Listen to people talk about Michael and certain ideas come up again and again. Ultimate gentleman. Last of a breed. Wildly passionate about people and food. (Food writer Meryle Evans calls him "a Renaissance mensch.") And those clothes! "Despite always being the best dressed man in the room he was never, ever snobbish or stuffy," Dave Arnold, of the French Culinary Institute, wrote in his blog. "He could show up to a pig-pickin in a three-piece suit and look perfectly at home."
I stayed at Food Arts for 10 years as executive editor, and ultimately quit to freelance. But the Bats and I remained close all these years. For me and countless others, there's always been room at the Batterberry table. Up in the Bats' apartment in May, I showed him my new iPhone and a few of its gee-whiz apps. Where others of his generation might have said "What do I need that for?" the Bat's response was predictably exuberant: "This is just terrific. Ariane, let's look into this!"
A few days later at the James Beard Awards, the Bats accepted their Lifetime Achievement Award to a standing ovation from 2,000. The Bat, for his part, said it was his best honor ever. A few days later, he fell ill again and this time he didn't recover.
"I didn't know the Bats very well," former Gourmet editor Ruth Reichl says. "But I always thought that Michael seemed like the coolest kid in school. He was smart and funny, good-looking, erudite, and no matter who you were, he seemed to be living a better life than yours."

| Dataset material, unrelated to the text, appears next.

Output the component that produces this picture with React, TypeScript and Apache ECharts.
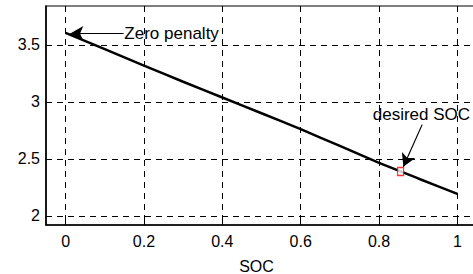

Of the four full-time editors at Food Arts today, none has been there fewer than 15 years. "Loyalty and love: we're a tight group," Jim Poris says. "The Bat allowed us to bring out the best in ourselves and in each other."
Beverly Stephen sums up 20 years of working for Michael this way: "It was like being seated next to the most interesting guest—at the kind of fabulous dinner parties most of us never get invited to."